* START *

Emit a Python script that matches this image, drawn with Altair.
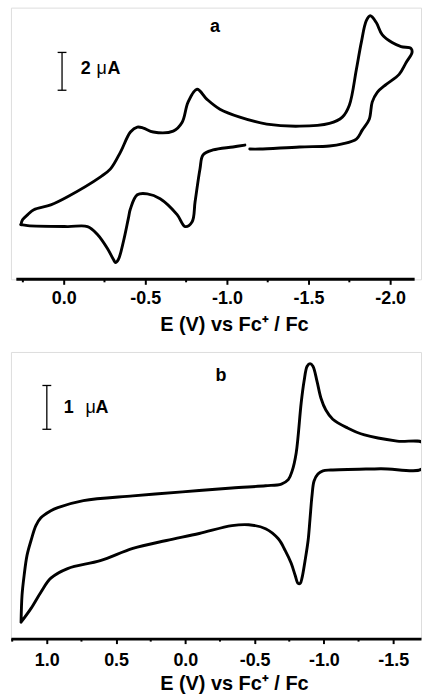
import altair as alt
import pandas as pd

FONT = "Liberation Sans"
AXIS_TITLE = "E (V) vs Fc\u207a / Fc"

# ---------------- Panel a (E in V vs Fc+/Fc, I in uA, arbitrary offset) ----------------
a1_E = [0.262, 0.252, 0.220, 0.183, 0.079, -0.024, -0.226, -0.287, -0.348, -0.409, -0.451,
        -0.488, -0.549, -0.671, -0.726, -0.762, -0.817, -0.878, -0.957, -1.079, -1.244,
        -1.445, -1.628, -1.707, -1.750, -1.793, -1.823, -1.854, -1.878, -1.915, -1.951,
        -2.012, -2.067, -2.128, -2.134, -2.098, -2.055, -1.976, -1.921, -1.890, -1.872,
        -1.829, -1.793, -1.707, -1.628, -1.445, -1.201, -1.140]
a1_I = [2.84, 3.10, 3.37, 3.63, 3.89, 4.32, 5.37, 5.79, 6.68, 7.74, 8.00,
        7.95, 7.74, 7.79, 8.26, 9.32, 10.00, 9.47, 8.95, 8.53, 8.16,
        8.05, 8.20, 8.53, 9.16, 11.05, 12.47, 13.63, 13.89, 13.53, 12.89,
        12.47, 12.26, 12.16, 11.95, 11.42, 10.79, 10.26, 9.84, 9.32, 8.42,
        7.84, 7.37, 7.11, 7.00, 6.95, 6.84, 6.84]
a2_E = [-1.110, -1.037, -0.915, -0.854, -0.835, -0.805, -0.787, -0.744, -0.695, -0.591,
        -0.512, -0.451, -0.409, -0.396, -0.366, -0.335, -0.317, -0.305, -0.268, -0.207,
        -0.146, -0.024, 0.220, 0.262]
a2_I = [7.05, 6.95, 6.79, 6.53, 5.79, 4.05, 3.00, 2.74, 3.37, 4.21,
        4.47, 4.42, 3.68, 3.16, 1.95, 1.00, 0.84, 1.00, 1.58, 2.32,
        2.74, 2.74, 2.79, 2.84]
a_major = [0.0, -0.5, -1.0, -1.5, -2.0]
a_minor = [0.25, -0.25, -0.75, -1.25, -1.75]
a_xdomain = [-2.189, 0.323]
a_axis_span = [0.29, -2.15]
a_ydomain = [-0.05, 14.32]
a_bar_E = 0.01
a_bar_I = [9.95, 11.95]          # 2 uA
a_bar_parts = ["2", "\u03bc", "A"]
a_bar_parts_E = [-0.104, -0.201, -0.268]
a_bar_parts_bold = [True, False, True]
a_bar_text_I = 11.05
a_title = "a"
a_title_pos = [-0.927, 13.02]

# ---------------- Panel b ----------------
b_up_E = [1.186, 1.179, 1.164, 1.143, 1.114, 1.079, 1.043, 0.971, 0.921, 0.736, 0.379,
          0.021, -0.336, -0.579, -0.693, -0.743, -0.771, -0.800, -0.836, -0.857, -0.879,
          -0.900, -0.921, -0.950, -0.979, -1.014, -1.064, -1.171, -1.293, -1.529, -1.720]
b_up_I = [0.375, 0.99, 1.44, 1.90, 2.24, 2.58, 2.76, 2.92, 2.99, 3.15, 3.26,
          3.35, 3.44, 3.49, 3.53, 3.63, 3.83, 4.24, 5.38, 5.88, 6.22,
          6.28, 6.22, 5.88, 5.49, 5.22, 5.01, 4.81, 4.65, 4.51, 4.46]
b_dn_E = [-1.720, -1.407, -1.050, -0.993, -0.957, -0.929, -0.914, -0.900, -0.886, -0.864,
          -0.843, -0.829, -0.814, -0.793, -0.764, -0.721, -0.671, -0.579, -0.457, -0.336,
          -0.100, 0.136, 0.379, 0.614, 0.850, 0.971, 1.043, 1.114, 1.186]
b_dn_I = [3.90, 3.88, 3.85, 3.83, 3.76, 3.60, 3.26, 2.74, 2.24, 1.78,
          1.40, 1.26, 1.26, 1.44, 1.72, 2.01, 2.28, 2.51, 2.60, 2.58,
          2.40, 2.24, 2.06, 1.78, 1.60, 1.38, 1.06, 0.69, 0.375]
b_major = [1.0, 0.5, 0.0, -0.5, -1.0, -1.5]
b_minor = [1.25, 0.75, 0.25, -0.25, -0.75, -1.25]
b_xdomain = [-1.701, 1.259]
b_ydomain = [0.0, 6.545]
b_bar_E = 1.0
b_bar_I = [4.78, 5.78]           # 1 uA
b_bar_parts = ["1", "\u03bc", "A"]
b_bar_parts_E = [0.878, 0.720, 0.648]
b_bar_parts_bold = [True, False, True]
b_bar_text_I = 5.26
b_title = "b"
b_title_pos = [-0.257, 5.875]

LABEL_EXPR = "(datum.value < 0 ? '-' : '') + format(abs(datum.value), '.1f')"


def panel(segments, major, minor, xdomain, ydomain, width, height, bar_E, bar_I, cap_half,
          parts, parts_E, parts_bold, text_I, title, title_pos, label_pad, title_y,
          draw_domain, axis_span=None):
    rows = []
    for s, (es, is_) in enumerate(segments):
        for k, (e, i) in enumerate(zip(es, is_)):
            rows.append({"E": e, "I": i, "seg": str(s), "idx": k})
    curve_df = pd.DataFrame(rows)

    axis = alt.Axis(
        values=major, labelExpr=LABEL_EXPR, grid=False,
        domain=draw_domain, domainColor="black", domainWidth=3,
        ticks=True, tickSize=5, tickWidth=2, tickColor="black",
        labelFont=FONT, labelFontSize=18, labelFontWeight="bold", labelColor="black",
        labelPadding=label_pad, labelFlush=False, labelOverlap=False, labelBound=False,
        title=AXIS_TITLE, titleFont=FONT, titleFontSize=20, titleFontWeight="bold",
        titleColor="black", titleBaseline="alphabetic", titleY=title_y, titleX=224,
        titleAlign="center",
    )
    x = alt.X("E:Q", scale=alt.Scale(domain=xdomain, reverse=True, nice=False, zero=False),
              axis=axis)
    y = alt.Y("I:Q", scale=alt.Scale(domain=ydomain, nice=False, zero=False), axis=None)

    line = alt.Chart(curve_df).mark_line(
        color="black", strokeWidth=2.9, strokeJoin="round", strokeCap="round",
        interpolate="catmull-rom", clip=True
    ).encode(x=x, y=y, detail="seg:N", order="idx:Q")

    minor_df = pd.DataFrame({"E": minor})
    minor_ticks = alt.Chart(minor_df).mark_rule(color="black", strokeWidth=2).encode(
        x=x, y=alt.value(height), y2=alt.value(height + 3))

    bar_df = pd.DataFrame({"E": [bar_E], "I": [bar_I[0]], "I2": [bar_I[1]]})
    bar = alt.Chart(bar_df).mark_rule(color="black", strokeWidth=1.3).encode(
        x=x, y=y, y2="I2:Q")
    caps_df = pd.DataFrame({"E": [bar_E + cap_half] * 2, "E2": [bar_E - cap_half] * 2,
                            "I": bar_I})
    caps = alt.Chart(caps_df).mark_rule(color="black", strokeWidth=1.3).encode(
        x=x, x2="E2:Q", y=y)

    layers = [line, minor_ticks, bar, caps]
    for bold in (True, False):
        sel = [(t, e) for t, e, b in zip(parts, parts_E, parts_bold) if b == bold]
        tdf = pd.DataFrame({"E": [e for _, e in sel], "I": [text_I] * len(sel),
                            "t": [t for t, _ in sel]})
        layers.append(alt.Chart(tdf).mark_text(
            font=FONT, fontSize=18, fontWeight="bold" if bold else "normal", color="black",
            align="left", baseline="middle").encode(x=x, y=y, text="t:N"))

    ttl_df = pd.DataFrame({"E": [title_pos[0]], "I": [title_pos[1]], "t": [title]})
    layers.append(alt.Chart(ttl_df).mark_text(
        font=FONT, fontSize=18, fontWeight="bold", color="black", align="center",
        baseline="alphabetic").encode(x=x, y=y, text="t:N"))

    if axis_span is not None:
        dom_df = pd.DataFrame({"E": [axis_span[0]], "E2": [axis_span[1]], "I": [ydomain[0]]})
        layers.append(alt.Chart(dom_df).mark_rule(color="black", strokeWidth=3).encode(
            x=x, x2="E2:Q", y=y))
    return alt.layer(*layers).properties(width=width, height=height)


chart_a = panel([(a1_E, a1_I), (a2_E, a2_I)], a_major, a_minor, a_xdomain, a_ydomain,
                412, 273, a_bar_E, a_bar_I, 0.027, a_bar_parts, a_bar_parts_E,
                a_bar_parts_bold, a_bar_text_I, a_title, a_title_pos,
                label_pad=5, title_y=51.5, draw_domain=False, axis_span=a_axis_span)
chart_b = panel([(b_up_E + b_dn_E, b_up_I + b_dn_I)], b_major, b_minor, b_xdomain, b_ydomain,
                412, 288, b_bar_E, b_bar_I, 0.032, b_bar_parts, b_bar_parts_E,
                b_bar_parts_bold, b_bar_text_I, b_title, b_title_pos,
                label_pad=8, title_y=51, draw_domain=True)

chart = alt.vconcat(chart_a, chart_b, spacing=16).properties(
    padding={"left": 10, "top": 5, "right": 0, "bottom": 0}
).configure_view(stroke=None).configure(background="white")

chart.save("out.html", embed_options={"renderer": "svg", "actions": False})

* END *

EXERCISE ::
Starting at the top of the listing above, reproduce each line up to and including the one with "(V) vs Fc\u207a"; omit the pictures.

EXERCISE RESULT ::
Emit a Python script that matches this image, drawn with Altair.
import altair as alt
import pandas as pd

FONT = "Liberation Sans"
AXIS_TITLE = "E (V) vs Fc\u207a / Fc"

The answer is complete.